Since some boring heads are able to do facing work, I'd think it would be possible. It would be all in the tool profile, and probably wouldn't be quite as efficient as a dedicated fly cutter. For myself, I'd rather not use one for that, though. I don't like the hammering of the fly cutter that would bear against the dovetails of the boring head.


----------



## Kevin45 (Jan 4, 2013)

It can be done but I wouldn't recommend it. If something happens, you are out a boring head. We had one guy at work that had to cut some larger holes into an aluminum panel, so he made up a trepanning cutter using a boring head. When it caught, it busted the head into pieces. It's not so much that it can't be done, but if you need a flycutter, that means you have a mill, so if you have a mill, make a flycutter. Lol!!!


----------



## DMS (Jan 4, 2013)

I have done it. I needed a wide slot cut with a radius, and not having a rotary table, I used the boring head. I took light cuts. It was a bit hairy at times to be honest, but did work. The nice thing about a boring head is that you have fine adjustments, so you can get an accurate slot. If you were just using it to face stock, I would spend an hour and make a fly cutter. It will be more rigid, cheaper, and more satisfying.


----------



## rgray (Jan 14, 2013)

I took the question to mean a boring bar from lathe not a boring head. That made me think about truing the bottom of a blind hole with a boring bar with the tool bit at a 45 degree angle. That works so why not flycut.
So I tried it and it works but use speeds you would use on the lathe.
I set up a 1/2" bar with 1/8" bit with not much bit hanging out. Have to run the mill in reverse. I had been milling with a 3/8" endmill at 1800 rpm and that made alot of noise when it touched the aluminum I reduced speed to 800 rpm and it worked much better...even that would be faster than I would do it in a lathe.

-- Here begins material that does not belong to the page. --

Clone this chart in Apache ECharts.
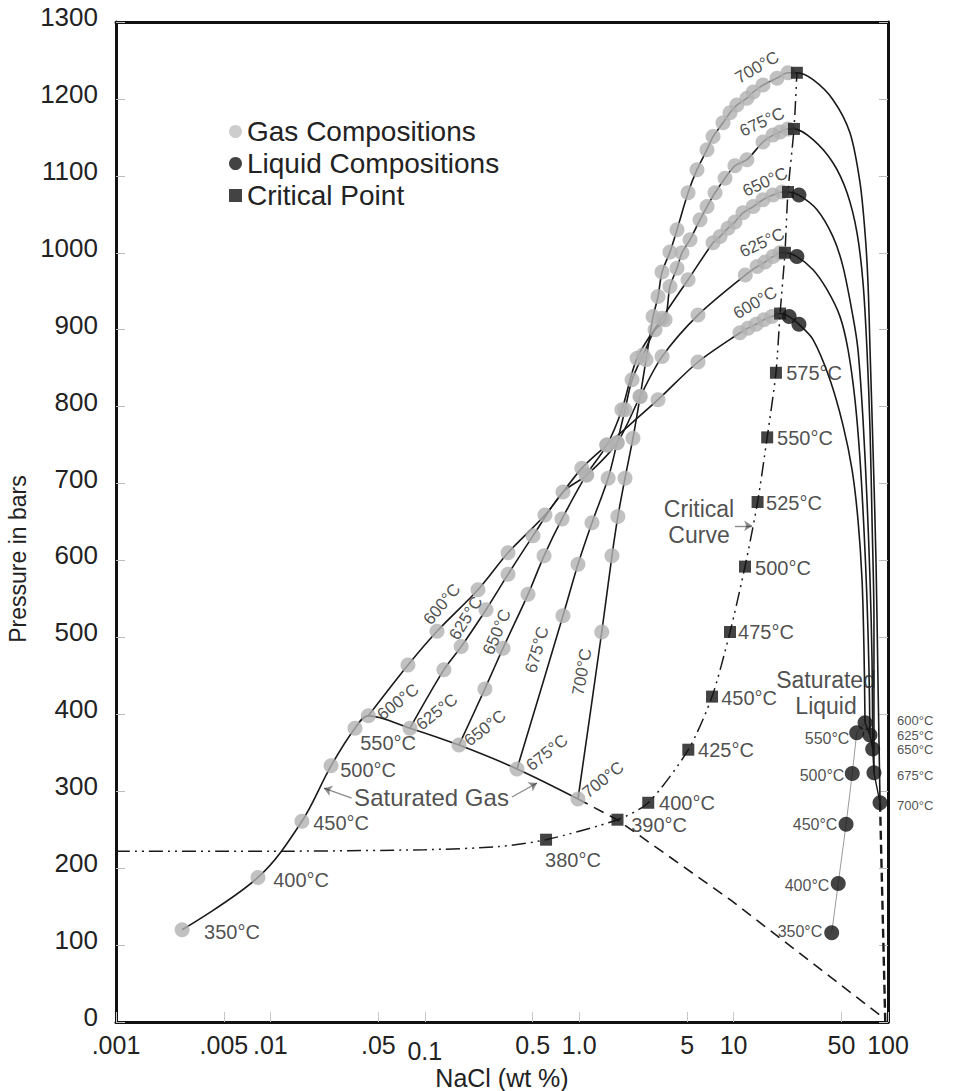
<!DOCTYPE html>
<html><head><meta charset="utf-8">
<script src="https://cdn.jsdelivr.net/npm/echarts@6/dist/echarts.min.js"></script>
<style>html,body{margin:0;padding:0;background:#fff}#c{width:954px;height:1091px}</style>
</head><body><div id="c"></div>
<script>
// ---------- axis ticks ----------
const xTickValues = [0.001, 0.005, 0.01, 0.05, 0.1, 0.5, 1, 5, 10, 50, 100];
const xTickLabels = ['.001', '.005', '.01', '.05', '0.1', '0.5', '1.0', '5', '10', '50', '100'];

// ---------- saturated gas (halite-saturated vapour) ----------
const satGasLow = [[0.00268,120],[0.00831,188],[0.0160,261],[0.0247,333],[0.0353,382],[0.0431,398]];
const satGasHigh = [[0.0431,398],[0.0802,382],[0.1665,360],[0.3955,329],[0.982,290]];
const satGasDashed = [[0.982,290],[1.76,263],[9.5,159],[90,8]];

// ---------- isotherms: gas branch (dots), critical point, liquid branch ----------
const gas600 = [[0.0431,398],[0.0778,464],[0.120,508],[0.221,562],[0.346,610],[0.600,659],[1.04,720],[1.51,750],[3.24,809],[5.88,858],[11.0,896],[12.4,902],[14.0,907],[15.7,913],[17.7,917]];
const gas625 = [[0.0802,382],[0.133,458],[0.172,488],[0.249,536],[0.346,582],[0.502,632],[0.785,689],[1.12,711],[1.76,753],[2.48,813],[3.44,865],[5.88,919],[11.9,971],[14.2,982],[16.0,988],[18.0,995],[20.0,1000]];
const gas650 = [[0.1665,360],[0.245,433],[0.321,486],[0.466,556],[0.592,606],[0.774,654],[1.11,711],[1.51,750],[1.89,796],[2.37,863],[3.44,915],[5.07,965],[7.36,1013],[8.17,1021],[9.20,1032],[10.2,1040],[11.5,1052],[13.4,1060],[15.5,1069],[18.0,1075],[20.6,1079]];
const gas675 = [[0.3955,329],[0.785,528],[0.982,595],[1.21,649],[1.54,707],[1.76,753],[1.98,796],[2.20,835],[2.59,867],[3.10,900],[3.60,913],[3.87,956],[4.30,980],[4.63,1000],[5.22,1017],[6.06,1043],[6.73,1060],[7.58,1078],[8.80,1097],[10.2,1113],[12.2,1121],[15.5,1144],[18.0,1153],[20.0,1157],[22.5,1161]];
const gas700 = [[0.982,290],[1.40,507],[1.63,606],[1.78,657],[1.98,707],[2.23,759],[2.48,813],[2.71,861],[3.01,917],[3.24,943],[3.44,975],[3.87,1001],[4.30,1030],[5.07,1078],[5.79,1108],[6.72,1134],[7.36,1151],[8.54,1169],[9.48,1182],[10.5,1192],[12.2,1201],[13.4,1209],[15.5,1218],[19.1,1227],[22.5,1234]];

const critIso = { 600:[20.0,921], 625:[21.5,1000], 650:[22.5,1079], 675:[24.6,1161], 700:[25.7,1234] };

const liq600 = [[22.9,917],[26.5,907],[32.7,887],[42.1,835],[51.1,776],[58.5,718],[63.9,653],[67.9,575],[69.9,484],[71.0,389]];
const liq625 = [[25.7,995],[32.7,978],[40.3,952],[48.9,917],[55.1,874],[61.1,809],[65.9,731],[69.9,640],[73.1,549],[75.3,458],[76.4,373]];
const liq650 = [[26.5,1075],[34.7,1056],[44.0,1021],[51.1,982],[59.3,917],[63.9,874],[68.9,783],[73.1,679],[76.5,575],[78.8,471],[79.6,355]];
const liq675 = [[32.7,1147],[44.0,1117],[54.3,1078],[63.0,1026],[68.9,961],[73.1,874],[76.5,770],[78.8,653],[81.1,523],[81.1,324]];
const liq700 = [[32.7,1225],[44.0,1199],[56.7,1156],[65.9,1091],[71.0,1026],[74.2,961],[76.5,874],[80.0,744],[83.6,601],[86.1,445],[88.8,285]];

// ---------- liquid compositions (black dots) ----------
const liqNearCrit = [[22.9,917],[26.5,907],[25.7,995],[26.5,1075]];
const satLiquid = [[43.2,116],[47.6,180],[53.5,257],[58.7,323],[62.7,376],[71.0,389]];
const satLiquidHot = [[71.0,389],[76.4,373],[79.6,355],[81.1,324],[88.8,285]];
const liqLower = [[88.8,285],[96,0]];

// ---------- critical curve ----------
const critLow = [[0.61,237],[1.77,263],[2.80,285],[5.09,354],[7.25,423],[9.48,507],[11.85,592],[14.3,676],[16.5,760],[18.8,844]];
const critWater = [[0.001,222],[0.01,222],[0.1,224],[0.3,228]];

// ---------- annotations (anchor in data space) ----------
const FONT = "'Liberation Sans', Arial, Helvetica, sans-serif";
const annotations = [
  ['350°C',0.00564,117,20,0], ['400°C',0.0158,185,20,0], ['450°C',0.0287,259,20,0],
  ['500°C',0.0429,328,20,0], ['550°C',0.0578,363,20,0],
  ['600°C',0.0671,416,17,38], ['625°C',0.1199,403,17,38], ['650°C',0.2454,382,17,38],
  ['675°C',0.6185,350,17,38], ['700°C',1.43,315,17,38],
  ['600°C',0.1292,543,17,50], ['625°C',0.1848,525,17,58], ['650°C',0.2935,507,17,67],
  ['675°C',0.533,484,17,74], ['700°C',1.043,455,17,80],
  ['700°C',14.2,1241,17,30], ['675°C',15.3,1170,17,25], ['650°C',16.0,1092,17,25],
  ['625°C',15.3,1013,17,25], ['600°C',13.8,935,17,30],
  ['575°C',33.2,844,20,0], ['550°C',29.0,759,20,0], ['525°C',24.6,675,20,0], ['500°C',20.9,590,20,0],
  ['475°C',16.2,507,20,0], ['450°C',12.6,421,20,0], ['425°C',8.93,354,20,0], ['400°C',4.99,285,20,0],
  ['390°C',3.29,256,20,0], ['380°C',0.912,211,20,0],
  ['550°C',40.3,369,16,0], ['500°C',37.4,320,16,0], ['450°C',33.7,257,16,0],
  ['400°C',29.9,178,16,0], ['350°C',26.9,118,16,0],
  ['Saturated Gas',0.1105,292.5,24,0], ['Critical\nCurve',5.97,650,23,0], ['Saturated\nLiquid',39.7,428,23,0]
];
const rightLabels = [['600°C',392],['625°C',373],['650°C',354],['675°C',321],['700°C',282]];
const arrows = [
  [[0.0336,291],[0.0222,304]],
  [[0.367,292.5],[0.533,310.7]],
  [[10.2,645],[13.2,645]]
];

// ---------- build ----------
const isoT = [600,625,650,675,700];
const gasByT = {600:gas600,625:gas625,650:gas650,675:gas675,700:gas700};
const liqByT = {600:liq600,625:liq625,650:liq650,675:liq675,700:liq700};

const lineBase = {type:'line', showSymbol:false, silent:true, z:2, animation:false};
const series = [];

series.push(Object.assign({}, lineBase, {data: satGasLow.concat(satGasHigh.slice(1)), smooth:0.35,
  lineStyle:{color:'#1a1a1a', width:1.6}}));
series.push(Object.assign({}, lineBase, {data: satGasDashed, lineStyle:{color:'#1a1a1a', width:1.6, type:[11,7]}}));
series.push(Object.assign({}, lineBase, {data: critWater.concat(critLow, isoT.map(t=>critIso[t])), smooth:0.25,
  lineStyle:{color:'#1a1a1a', width:1.5, type:[14,5,2,5,2,5]}}));
isoT.forEach(t => {
  series.push(Object.assign({}, lineBase, {data: gasByT[t].concat([critIso[t]], liqByT[t]), smooth:0.3,
    lineStyle:{color:'#1a1a1a', width:1.6}}));
});
series.push(Object.assign({}, lineBase, {data: satLiquid, lineStyle:{color:'#9a9a9a', width:1}}));
series.push(Object.assign({}, lineBase, {data: satLiquidHot, lineStyle:{color:'#1a1a1a', width:1.4}}));
series.push(Object.assign({}, lineBase, {data: liqLower, lineStyle:{color:'#1a1a1a', width:2.4, type:[9,5]}}));

const gasDots = satGasLow.slice(0,5);
isoT.forEach(t => gasByT[t].forEach(p => gasDots.push(p)));
series.push({name:'Gas Compositions', type:'scatter', symbol:'circle', symbolSize:15, z:5, animation:false,
  itemStyle:{color:'#b2b2b2'}, data: gasDots});
series.push({name:'Liquid Compositions', type:'scatter', symbol:'circle', symbolSize:15, z:6, animation:false,
  itemStyle:{color:'#141414'}, data: liqNearCrit.concat(satLiquid, satLiquidHot.slice(1))});
series.push({name:'Critical Point', type:'scatter', symbol:'rect', symbolSize:12, z:7, animation:false,
  itemStyle:{color:'#141414'}, data: critLow.concat(isoT.map(t=>critIso[t]))});

series.push({type:'scatter', symbolSize:0, silent:true, z:8, animation:false,
  data: annotations.map(a => ({value:[a[1],a[2]], label:{show:true, position:[0,0], align:'center', verticalAlign:'middle',
    formatter:a[0], fontSize:a[3], rotate:a[4], color:'#222', fontFamily:FONT,
    lineHeight: a[3] + 3}}))});
series.push({type:'scatter', symbolSize:0, silent:true, z:8, animation:false,
  data: rightLabels.map(a => ({value:[100,a[1]], label:{show:true, position:'right', distance:9,
    formatter:a[0], fontSize:13, lineHeight:13, color:'#222', fontFamily:FONT}}))});
series.push({type:'lines', coordinateSystem:'cartesian2d', silent:true, z:8, animation:false,
  symbol:['none','arrow'], symbolSize:8, lineStyle:{color:'#1a1a1a', width:1.4},
  data: arrows.map(c => ({coords:c}))});

const frameLine = {show:true, onZero:false, lineStyle:{color:'#111', width:3}};
const chart = echarts.init(document.getElementById('c'), null, {renderer:'svg'});
chart.setOption({
  backgroundColor:'#fff',
  animation:false,
  grid:{left:116, right:66, top:22, bottom:69, containLabel:false, outerBoundsMode:'none', show:false},
  legend:{orient:'vertical', left:224, top:112, itemWidth:13, itemHeight:13, itemGap:3,
    textStyle:{fontSize:28, color:'#222', fontFamily:FONT, lineHeight:29},
    data:[{name:'Gas Compositions', icon:'circle', itemStyle:{color:'#c0c0c0'}},
          {name:'Liquid Compositions', icon:'circle'},
          {name:'Critical Point', icon:'rect'}]},
  xAxis:[
    {type:'log', logBase:10, min:0.001, max:100, axisLine:frameLine, axisTick:{show:false},
     axisLabel:{show:false}, splitLine:{show:false}, minorTick:{show:false},
     name:'NaCl (wt %)', nameLocation:'middle', nameGap:43,
     nameTextStyle:{fontSize:25, color:'#222', fontFamily:FONT}},
    {type:'value', min:-3, max:2, position:'bottom', axisLine:{show:false}, splitLine:{show:false},
     axisTick:{inside:true, length:10, lineStyle:{color:'#c8c8c8', width:1}, customValues: xTickValues.map(v=>Math.log10(v))},
     axisLabel:{margin:10, color:'#222', fontSize:25, fontFamily:FONT,
       customValues: xTickValues.map(v=>Math.log10(v)),
       formatter: v => { const i = xTickValues.findIndex(t => Math.abs(Math.log10(t)-v) < 1e-6);
         const s = i >= 0 ? xTickLabels[i] : ''; return s === '0.1' ? '{low|' + s + '}' : s; },
       rich:{low:{fontSize:25, padding:[6,0,0,0], color:'#222', fontFamily:FONT}}}},
    {type:'value', min:0, max:1, position:'top', axisLine:frameLine, axisTick:{show:false},
     axisLabel:{show:false}, splitLine:{show:false}}
  ],
  yAxis:[
    {type:'value', min:0, max:1300, interval:100, axisLine:frameLine, splitLine:{show:false},
     axisTick:{inside:true, length:9, lineStyle:{color:'#bdbdbd'}},
     axisLabel:{margin:18, fontSize:26, color:'#222', fontFamily:FONT, verticalAlign:'bottom', lineHeight:10,
       formatter: v => String(v)},
     name:'Pressure in bars', nameLocation:'middle', nameGap:80, nameRotate:90,
     nameTextStyle:{fontSize:23, color:'#222', fontFamily:FONT, padding:[0,74,0,0]}},
    {type:'value', min:0, max:1300, interval:100, position:'right', axisLine:frameLine, splitLine:{show:false},
     axisTick:{inside:true, length:9, lineStyle:{color:'#bdbdbd'}}, axisLabel:{show:false}}
  ],
  series: series
});
</script></body></html>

Maybe I'm just lazy but seems like 200rpm is my speed on the lathe.


----------



## MCRIPPPer (Jan 15, 2013)

fly cutters are simple. i made one with JUNK in my shop. got an old dulled/overheated drill bit with a nice 1/2 shank and larger diameter step up about 3/4 in diameter, cut off drill part, annealed it, drilled it, milled it, tapped it, and iv got a fly cutter. as a blade, i cut up an old carbide tipped circular saw blade and sharpened the carbide on a diamond wheel on my dremel. it works great. it only goes up to about 1.5 to 2 inches wide(as far as i feel comfortable hanging the cutter out of the tool) but thats plenty for what i do on my mini mill. it even put a nice finish on some semi hardened steel when i was fixing up my cheap "quick vise".


----------



## 8ntsane (Jan 15, 2013)

Hi Charley

I use a rather large boring bar for facing stock, its a offshore 1 inch od bar with carbide inserts.
The holder is just a shop made unit from scrap. I only use this setup for facing stock, and works quite
well. I suppose you could use a boring head with a small boring bar, but I would think the small bar would be pretty springy, and not ridged enough.

Depending on what job you have at hand, you may be forced to use a small bar with your boring head for the adjustability.


----------